== What to produce ==
All lines from the one with "Generate a LaTeX" through the one with "-- (cust-1.north east);", and only those, are to be reproduced exactly, both ends included.

----

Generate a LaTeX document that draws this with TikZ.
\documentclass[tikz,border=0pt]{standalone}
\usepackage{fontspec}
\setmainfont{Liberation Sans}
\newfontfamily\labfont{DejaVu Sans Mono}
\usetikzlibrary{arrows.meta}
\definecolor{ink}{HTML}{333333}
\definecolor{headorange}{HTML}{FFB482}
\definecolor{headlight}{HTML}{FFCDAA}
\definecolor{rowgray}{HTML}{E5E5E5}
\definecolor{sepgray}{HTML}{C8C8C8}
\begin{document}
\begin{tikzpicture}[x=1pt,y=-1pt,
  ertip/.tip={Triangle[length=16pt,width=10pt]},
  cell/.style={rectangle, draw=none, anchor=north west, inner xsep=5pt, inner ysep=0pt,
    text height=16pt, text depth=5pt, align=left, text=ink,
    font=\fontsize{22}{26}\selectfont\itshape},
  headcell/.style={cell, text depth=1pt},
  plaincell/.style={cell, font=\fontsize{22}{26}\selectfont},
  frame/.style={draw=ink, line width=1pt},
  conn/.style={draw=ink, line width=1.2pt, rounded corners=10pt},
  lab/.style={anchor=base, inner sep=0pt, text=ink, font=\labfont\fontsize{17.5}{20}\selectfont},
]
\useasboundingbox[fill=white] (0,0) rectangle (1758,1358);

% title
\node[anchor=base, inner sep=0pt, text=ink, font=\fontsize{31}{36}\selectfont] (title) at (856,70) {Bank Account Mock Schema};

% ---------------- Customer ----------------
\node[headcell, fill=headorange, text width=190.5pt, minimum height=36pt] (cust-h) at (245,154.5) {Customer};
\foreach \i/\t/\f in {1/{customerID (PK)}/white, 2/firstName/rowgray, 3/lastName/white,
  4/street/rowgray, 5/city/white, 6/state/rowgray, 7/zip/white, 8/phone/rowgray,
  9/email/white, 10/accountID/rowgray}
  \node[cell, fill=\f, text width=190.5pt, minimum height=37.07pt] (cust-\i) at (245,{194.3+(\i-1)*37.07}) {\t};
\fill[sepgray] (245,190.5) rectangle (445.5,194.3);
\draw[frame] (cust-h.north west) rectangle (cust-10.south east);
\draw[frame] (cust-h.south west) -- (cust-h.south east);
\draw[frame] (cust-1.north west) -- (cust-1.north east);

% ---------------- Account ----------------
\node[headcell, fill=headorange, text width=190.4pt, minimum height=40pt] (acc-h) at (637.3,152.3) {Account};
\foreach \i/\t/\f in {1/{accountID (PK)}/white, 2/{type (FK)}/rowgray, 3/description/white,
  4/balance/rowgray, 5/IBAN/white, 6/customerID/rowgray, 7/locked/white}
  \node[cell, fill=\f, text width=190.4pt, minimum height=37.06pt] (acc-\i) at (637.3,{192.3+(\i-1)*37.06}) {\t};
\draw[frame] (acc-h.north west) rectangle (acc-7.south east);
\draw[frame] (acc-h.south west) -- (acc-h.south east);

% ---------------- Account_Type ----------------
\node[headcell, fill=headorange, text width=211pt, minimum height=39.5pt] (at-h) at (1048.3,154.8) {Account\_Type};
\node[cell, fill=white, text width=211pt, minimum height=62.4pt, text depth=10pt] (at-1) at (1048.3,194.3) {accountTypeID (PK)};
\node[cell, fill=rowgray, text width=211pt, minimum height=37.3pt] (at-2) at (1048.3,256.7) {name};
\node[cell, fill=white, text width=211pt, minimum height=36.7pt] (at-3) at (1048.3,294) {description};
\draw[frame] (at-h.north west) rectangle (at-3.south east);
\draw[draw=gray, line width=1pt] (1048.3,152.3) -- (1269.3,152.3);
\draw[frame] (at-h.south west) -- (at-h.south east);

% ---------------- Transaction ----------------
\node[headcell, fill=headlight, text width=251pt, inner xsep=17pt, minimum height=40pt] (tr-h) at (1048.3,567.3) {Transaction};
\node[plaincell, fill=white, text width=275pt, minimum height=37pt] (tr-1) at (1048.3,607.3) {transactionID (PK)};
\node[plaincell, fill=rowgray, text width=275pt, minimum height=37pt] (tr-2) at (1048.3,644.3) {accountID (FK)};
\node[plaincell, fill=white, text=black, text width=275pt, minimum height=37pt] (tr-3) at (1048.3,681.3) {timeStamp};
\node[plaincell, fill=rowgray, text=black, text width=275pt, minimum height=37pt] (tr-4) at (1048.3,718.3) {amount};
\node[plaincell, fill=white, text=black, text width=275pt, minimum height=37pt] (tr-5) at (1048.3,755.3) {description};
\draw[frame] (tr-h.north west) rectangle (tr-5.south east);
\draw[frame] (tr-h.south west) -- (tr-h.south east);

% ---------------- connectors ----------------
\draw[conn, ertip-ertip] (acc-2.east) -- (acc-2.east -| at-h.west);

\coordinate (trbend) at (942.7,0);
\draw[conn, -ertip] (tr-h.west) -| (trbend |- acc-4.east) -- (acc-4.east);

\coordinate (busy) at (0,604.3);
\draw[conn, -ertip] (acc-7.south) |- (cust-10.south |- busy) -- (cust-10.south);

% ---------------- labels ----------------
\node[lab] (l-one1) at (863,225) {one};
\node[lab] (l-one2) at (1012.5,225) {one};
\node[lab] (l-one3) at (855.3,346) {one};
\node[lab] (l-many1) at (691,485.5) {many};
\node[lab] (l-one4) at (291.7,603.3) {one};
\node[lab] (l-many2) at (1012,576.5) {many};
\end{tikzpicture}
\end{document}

----

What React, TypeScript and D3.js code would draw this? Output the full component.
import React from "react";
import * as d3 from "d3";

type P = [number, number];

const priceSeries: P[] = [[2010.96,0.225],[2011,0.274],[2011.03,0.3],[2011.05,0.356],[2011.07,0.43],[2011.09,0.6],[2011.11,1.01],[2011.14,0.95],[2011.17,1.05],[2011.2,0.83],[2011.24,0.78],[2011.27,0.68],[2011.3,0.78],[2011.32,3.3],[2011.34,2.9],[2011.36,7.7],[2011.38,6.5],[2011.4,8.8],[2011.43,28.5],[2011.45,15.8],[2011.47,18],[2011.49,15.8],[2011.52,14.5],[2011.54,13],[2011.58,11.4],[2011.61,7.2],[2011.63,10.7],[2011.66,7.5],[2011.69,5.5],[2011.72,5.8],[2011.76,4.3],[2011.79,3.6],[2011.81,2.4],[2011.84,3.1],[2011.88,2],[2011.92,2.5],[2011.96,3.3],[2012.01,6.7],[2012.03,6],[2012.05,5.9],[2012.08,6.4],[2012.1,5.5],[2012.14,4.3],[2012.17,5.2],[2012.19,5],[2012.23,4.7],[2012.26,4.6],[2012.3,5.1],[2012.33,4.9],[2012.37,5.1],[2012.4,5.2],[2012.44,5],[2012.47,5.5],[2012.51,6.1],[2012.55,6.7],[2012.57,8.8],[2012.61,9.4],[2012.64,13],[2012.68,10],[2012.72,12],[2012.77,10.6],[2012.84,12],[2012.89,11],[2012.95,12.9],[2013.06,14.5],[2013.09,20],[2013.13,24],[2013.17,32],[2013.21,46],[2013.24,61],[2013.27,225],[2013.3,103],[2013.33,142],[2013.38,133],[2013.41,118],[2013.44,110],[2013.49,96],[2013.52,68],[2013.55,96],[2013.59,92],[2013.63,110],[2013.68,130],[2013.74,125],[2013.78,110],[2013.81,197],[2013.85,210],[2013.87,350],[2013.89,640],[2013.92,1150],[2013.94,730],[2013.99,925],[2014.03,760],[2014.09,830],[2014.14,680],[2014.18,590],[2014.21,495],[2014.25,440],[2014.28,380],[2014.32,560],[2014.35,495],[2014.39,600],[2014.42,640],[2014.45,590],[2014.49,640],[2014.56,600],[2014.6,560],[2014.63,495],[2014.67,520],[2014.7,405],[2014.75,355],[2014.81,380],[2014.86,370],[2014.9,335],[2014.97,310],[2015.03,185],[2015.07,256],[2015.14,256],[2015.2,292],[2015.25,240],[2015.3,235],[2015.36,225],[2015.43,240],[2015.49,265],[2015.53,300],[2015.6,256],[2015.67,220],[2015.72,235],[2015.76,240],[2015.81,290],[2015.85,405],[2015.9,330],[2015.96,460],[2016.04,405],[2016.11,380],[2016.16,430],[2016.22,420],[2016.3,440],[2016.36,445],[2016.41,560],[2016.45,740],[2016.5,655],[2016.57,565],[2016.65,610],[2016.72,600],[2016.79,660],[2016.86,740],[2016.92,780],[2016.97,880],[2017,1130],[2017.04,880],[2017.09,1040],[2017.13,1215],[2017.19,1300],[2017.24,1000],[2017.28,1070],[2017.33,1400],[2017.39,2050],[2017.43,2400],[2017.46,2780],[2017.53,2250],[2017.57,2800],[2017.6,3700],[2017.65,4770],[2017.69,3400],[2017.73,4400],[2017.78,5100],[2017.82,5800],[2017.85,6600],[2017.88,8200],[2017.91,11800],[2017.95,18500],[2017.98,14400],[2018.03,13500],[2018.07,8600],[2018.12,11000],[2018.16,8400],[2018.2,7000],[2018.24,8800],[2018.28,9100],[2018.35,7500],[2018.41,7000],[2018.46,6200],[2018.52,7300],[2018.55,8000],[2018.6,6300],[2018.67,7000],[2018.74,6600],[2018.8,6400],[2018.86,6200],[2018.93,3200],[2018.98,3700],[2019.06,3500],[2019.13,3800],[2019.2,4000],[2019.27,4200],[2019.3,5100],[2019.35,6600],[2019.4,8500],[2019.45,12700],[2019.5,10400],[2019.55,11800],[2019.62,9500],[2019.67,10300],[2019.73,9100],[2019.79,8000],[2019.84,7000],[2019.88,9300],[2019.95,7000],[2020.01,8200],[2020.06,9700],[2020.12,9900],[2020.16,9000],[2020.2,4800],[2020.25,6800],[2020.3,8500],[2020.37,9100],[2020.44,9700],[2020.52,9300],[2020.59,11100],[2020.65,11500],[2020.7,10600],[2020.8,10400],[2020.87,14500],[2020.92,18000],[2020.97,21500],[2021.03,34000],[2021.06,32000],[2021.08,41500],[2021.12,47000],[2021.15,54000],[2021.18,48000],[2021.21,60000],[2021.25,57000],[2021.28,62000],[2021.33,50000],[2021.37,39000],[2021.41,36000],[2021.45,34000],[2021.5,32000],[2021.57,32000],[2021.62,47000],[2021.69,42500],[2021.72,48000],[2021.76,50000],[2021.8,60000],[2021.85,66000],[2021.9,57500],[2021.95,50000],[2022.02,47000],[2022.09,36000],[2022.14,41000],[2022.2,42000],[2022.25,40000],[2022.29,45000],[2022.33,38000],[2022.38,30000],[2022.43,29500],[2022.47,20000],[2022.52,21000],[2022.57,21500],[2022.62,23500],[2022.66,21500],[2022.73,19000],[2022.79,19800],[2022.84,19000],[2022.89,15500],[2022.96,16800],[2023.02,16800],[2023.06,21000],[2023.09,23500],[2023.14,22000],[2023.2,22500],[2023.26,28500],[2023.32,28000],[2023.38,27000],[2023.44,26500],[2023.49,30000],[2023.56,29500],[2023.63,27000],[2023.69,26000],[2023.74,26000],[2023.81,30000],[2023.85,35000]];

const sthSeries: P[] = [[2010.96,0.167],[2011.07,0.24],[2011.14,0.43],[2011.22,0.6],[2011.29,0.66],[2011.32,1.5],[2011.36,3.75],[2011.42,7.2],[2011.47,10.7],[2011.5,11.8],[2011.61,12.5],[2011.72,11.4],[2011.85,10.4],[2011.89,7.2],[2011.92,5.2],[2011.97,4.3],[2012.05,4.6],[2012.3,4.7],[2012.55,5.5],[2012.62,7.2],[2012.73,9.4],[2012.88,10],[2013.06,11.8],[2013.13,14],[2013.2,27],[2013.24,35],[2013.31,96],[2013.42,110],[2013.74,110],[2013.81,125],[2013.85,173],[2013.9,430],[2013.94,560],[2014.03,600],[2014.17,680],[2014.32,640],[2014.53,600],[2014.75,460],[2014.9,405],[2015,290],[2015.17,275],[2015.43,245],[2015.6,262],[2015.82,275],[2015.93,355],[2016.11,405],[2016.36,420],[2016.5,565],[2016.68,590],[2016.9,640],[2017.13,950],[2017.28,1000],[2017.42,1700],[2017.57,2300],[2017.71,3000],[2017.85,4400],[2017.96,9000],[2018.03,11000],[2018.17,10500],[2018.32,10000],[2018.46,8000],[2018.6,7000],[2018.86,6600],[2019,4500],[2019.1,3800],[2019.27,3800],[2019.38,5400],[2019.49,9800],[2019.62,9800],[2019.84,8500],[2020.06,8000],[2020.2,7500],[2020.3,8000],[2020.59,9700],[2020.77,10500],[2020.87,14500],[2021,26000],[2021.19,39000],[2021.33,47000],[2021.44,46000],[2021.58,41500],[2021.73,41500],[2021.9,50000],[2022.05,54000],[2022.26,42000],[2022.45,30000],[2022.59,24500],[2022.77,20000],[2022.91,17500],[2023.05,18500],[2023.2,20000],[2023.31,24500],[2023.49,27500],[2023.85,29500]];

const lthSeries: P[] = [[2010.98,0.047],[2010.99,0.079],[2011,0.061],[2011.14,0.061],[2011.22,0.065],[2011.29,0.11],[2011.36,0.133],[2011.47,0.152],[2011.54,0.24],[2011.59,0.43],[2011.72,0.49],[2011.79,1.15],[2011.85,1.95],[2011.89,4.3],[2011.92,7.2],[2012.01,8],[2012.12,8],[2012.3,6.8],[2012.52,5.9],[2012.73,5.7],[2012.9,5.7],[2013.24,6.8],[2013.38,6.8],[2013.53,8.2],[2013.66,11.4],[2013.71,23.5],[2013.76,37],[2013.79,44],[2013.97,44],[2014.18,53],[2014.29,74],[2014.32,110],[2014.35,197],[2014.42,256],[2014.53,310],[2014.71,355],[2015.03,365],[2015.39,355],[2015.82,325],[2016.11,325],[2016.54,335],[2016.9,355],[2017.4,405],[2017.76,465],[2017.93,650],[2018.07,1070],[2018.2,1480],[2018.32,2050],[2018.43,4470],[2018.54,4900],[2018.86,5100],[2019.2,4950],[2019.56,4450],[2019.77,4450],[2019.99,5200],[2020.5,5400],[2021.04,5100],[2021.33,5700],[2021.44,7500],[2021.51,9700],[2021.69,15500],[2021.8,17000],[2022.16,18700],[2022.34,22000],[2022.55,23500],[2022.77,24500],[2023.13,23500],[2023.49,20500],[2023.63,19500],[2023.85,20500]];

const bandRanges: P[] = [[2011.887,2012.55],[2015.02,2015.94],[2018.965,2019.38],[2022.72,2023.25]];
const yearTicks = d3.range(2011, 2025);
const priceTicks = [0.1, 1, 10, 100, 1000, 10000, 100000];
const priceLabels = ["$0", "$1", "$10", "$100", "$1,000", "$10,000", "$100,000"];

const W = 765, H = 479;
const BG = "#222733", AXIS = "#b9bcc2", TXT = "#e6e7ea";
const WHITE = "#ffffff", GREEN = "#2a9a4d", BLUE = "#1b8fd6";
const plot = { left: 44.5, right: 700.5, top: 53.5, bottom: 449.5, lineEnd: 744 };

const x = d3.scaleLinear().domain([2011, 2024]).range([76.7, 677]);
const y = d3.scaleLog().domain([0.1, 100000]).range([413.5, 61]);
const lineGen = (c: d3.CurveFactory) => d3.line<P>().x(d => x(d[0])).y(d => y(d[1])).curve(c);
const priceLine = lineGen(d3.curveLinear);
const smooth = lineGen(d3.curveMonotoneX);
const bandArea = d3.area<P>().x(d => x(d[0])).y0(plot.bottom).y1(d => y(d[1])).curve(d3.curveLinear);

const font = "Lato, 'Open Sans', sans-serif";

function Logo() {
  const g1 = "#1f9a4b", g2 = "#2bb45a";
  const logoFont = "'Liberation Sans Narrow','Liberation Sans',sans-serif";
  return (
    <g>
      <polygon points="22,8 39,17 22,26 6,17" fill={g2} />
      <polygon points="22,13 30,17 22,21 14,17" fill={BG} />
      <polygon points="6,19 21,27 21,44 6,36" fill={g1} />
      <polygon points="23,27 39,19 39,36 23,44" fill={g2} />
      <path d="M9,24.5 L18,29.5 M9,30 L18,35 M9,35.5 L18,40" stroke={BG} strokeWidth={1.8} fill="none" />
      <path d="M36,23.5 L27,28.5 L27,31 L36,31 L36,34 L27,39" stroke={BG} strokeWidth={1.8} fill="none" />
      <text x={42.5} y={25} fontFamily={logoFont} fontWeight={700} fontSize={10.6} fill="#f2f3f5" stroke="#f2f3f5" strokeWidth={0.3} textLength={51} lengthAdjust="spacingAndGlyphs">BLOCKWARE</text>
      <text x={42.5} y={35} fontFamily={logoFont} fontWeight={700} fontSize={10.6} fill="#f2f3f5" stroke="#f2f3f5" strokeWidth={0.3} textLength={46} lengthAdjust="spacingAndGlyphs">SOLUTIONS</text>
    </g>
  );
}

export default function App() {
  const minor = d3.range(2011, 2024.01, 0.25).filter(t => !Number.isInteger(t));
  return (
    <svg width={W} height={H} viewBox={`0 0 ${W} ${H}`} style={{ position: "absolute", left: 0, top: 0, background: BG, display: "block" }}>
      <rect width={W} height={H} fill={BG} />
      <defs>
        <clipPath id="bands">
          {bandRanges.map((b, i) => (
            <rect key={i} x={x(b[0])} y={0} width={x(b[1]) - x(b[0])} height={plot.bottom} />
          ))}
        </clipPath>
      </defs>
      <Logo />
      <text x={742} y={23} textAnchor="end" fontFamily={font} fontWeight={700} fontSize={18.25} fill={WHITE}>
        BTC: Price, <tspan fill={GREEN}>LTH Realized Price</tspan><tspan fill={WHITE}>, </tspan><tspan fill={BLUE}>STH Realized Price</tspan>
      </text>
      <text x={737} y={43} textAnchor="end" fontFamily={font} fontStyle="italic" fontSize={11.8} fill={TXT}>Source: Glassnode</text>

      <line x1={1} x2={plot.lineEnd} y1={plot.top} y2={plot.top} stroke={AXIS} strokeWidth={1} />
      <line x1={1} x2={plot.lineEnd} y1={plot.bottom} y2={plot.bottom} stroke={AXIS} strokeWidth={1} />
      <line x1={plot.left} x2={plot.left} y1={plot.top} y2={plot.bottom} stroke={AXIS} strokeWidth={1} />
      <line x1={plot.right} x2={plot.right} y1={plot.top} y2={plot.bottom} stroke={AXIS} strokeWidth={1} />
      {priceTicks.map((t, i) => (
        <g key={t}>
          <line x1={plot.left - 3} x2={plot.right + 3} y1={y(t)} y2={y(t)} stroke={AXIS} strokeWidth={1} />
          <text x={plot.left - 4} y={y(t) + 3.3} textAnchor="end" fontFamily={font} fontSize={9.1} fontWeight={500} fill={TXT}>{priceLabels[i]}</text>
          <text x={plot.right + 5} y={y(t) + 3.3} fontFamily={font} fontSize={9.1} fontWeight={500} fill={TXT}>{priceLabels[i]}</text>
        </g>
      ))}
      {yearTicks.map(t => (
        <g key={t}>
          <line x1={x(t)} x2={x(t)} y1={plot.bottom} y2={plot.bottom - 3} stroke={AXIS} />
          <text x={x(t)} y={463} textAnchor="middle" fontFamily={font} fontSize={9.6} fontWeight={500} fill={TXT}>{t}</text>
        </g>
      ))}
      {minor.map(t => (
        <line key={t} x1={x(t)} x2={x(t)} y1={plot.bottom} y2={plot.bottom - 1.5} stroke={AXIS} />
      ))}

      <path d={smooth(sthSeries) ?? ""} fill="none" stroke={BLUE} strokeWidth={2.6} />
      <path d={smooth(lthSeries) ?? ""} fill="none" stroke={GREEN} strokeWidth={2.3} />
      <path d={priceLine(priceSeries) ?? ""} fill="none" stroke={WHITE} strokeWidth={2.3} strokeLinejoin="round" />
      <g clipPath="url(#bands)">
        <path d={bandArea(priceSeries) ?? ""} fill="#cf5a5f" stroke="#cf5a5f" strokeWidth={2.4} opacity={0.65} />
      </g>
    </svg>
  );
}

----

== Task response ==
Generate a LaTeX document that draws this with TikZ.
\documentclass[tikz,border=0pt]{standalone}
\usepackage{fontspec}
\setmainfont{Liberation Sans}
\newfontfamily\labfont{DejaVu Sans Mono}
\usetikzlibrary{arrows.meta}
\definecolor{ink}{HTML}{333333}
\definecolor{headorange}{HTML}{FFB482}
\definecolor{headlight}{HTML}{FFCDAA}
\definecolor{rowgray}{HTML}{E5E5E5}
\definecolor{sepgray}{HTML}{C8C8C8}
\begin{document}
\begin{tikzpicture}[x=1pt,y=-1pt,
  ertip/.tip={Triangle[length=16pt,width=10pt]},
  cell/.style={rectangle, draw=none, anchor=north west, inner xsep=5pt, inner ysep=0pt,
    text height=16pt, text depth=5pt, align=left, text=ink,
    font=\fontsize{22}{26}\selectfont\itshape},
  headcell/.style={cell, text depth=1pt},
  plaincell/.style={cell, font=\fontsize{22}{26}\selectfont},
  frame/.style={draw=ink, line width=1pt},
  conn/.style={draw=ink, line width=1.2pt, rounded corners=10pt},
  lab/.style={anchor=base, inner sep=0pt, text=ink, font=\labfont\fontsize{17.5}{20}\selectfont},
]
\useasboundingbox[fill=white] (0,0) rectangle (1758,1358);

% title
\node[anchor=base, inner sep=0pt, text=ink, font=\fontsize{31}{36}\selectfont] (title) at (856,70) {Bank Account Mock Schema};

% ---------------- Customer ----------------
\node[headcell, fill=headorange, text width=190.5pt, minimum height=36pt] (cust-h) at (245,154.5) {Customer};
\foreach \i/\t/\f in {1/{customerID (PK)}/white, 2/firstName/rowgray, 3/lastName/white,
  4/street/rowgray, 5/city/white, 6/state/rowgray, 7/zip/white, 8/phone/rowgray,
  9/email/white, 10/accountID/rowgray}
  \node[cell, fill=\f, text width=190.5pt, minimum height=37.07pt] (cust-\i) at (245,{194.3+(\i-1)*37.07}) {\t};
\fill[sepgray] (245,190.5) rectangle (445.5,194.3);
\draw[frame] (cust-h.north west) rectangle (cust-10.south east);
\draw[frame] (cust-h.south west) -- (cust-h.south east);
\draw[frame] (cust-1.north west) -- (cust-1.north east);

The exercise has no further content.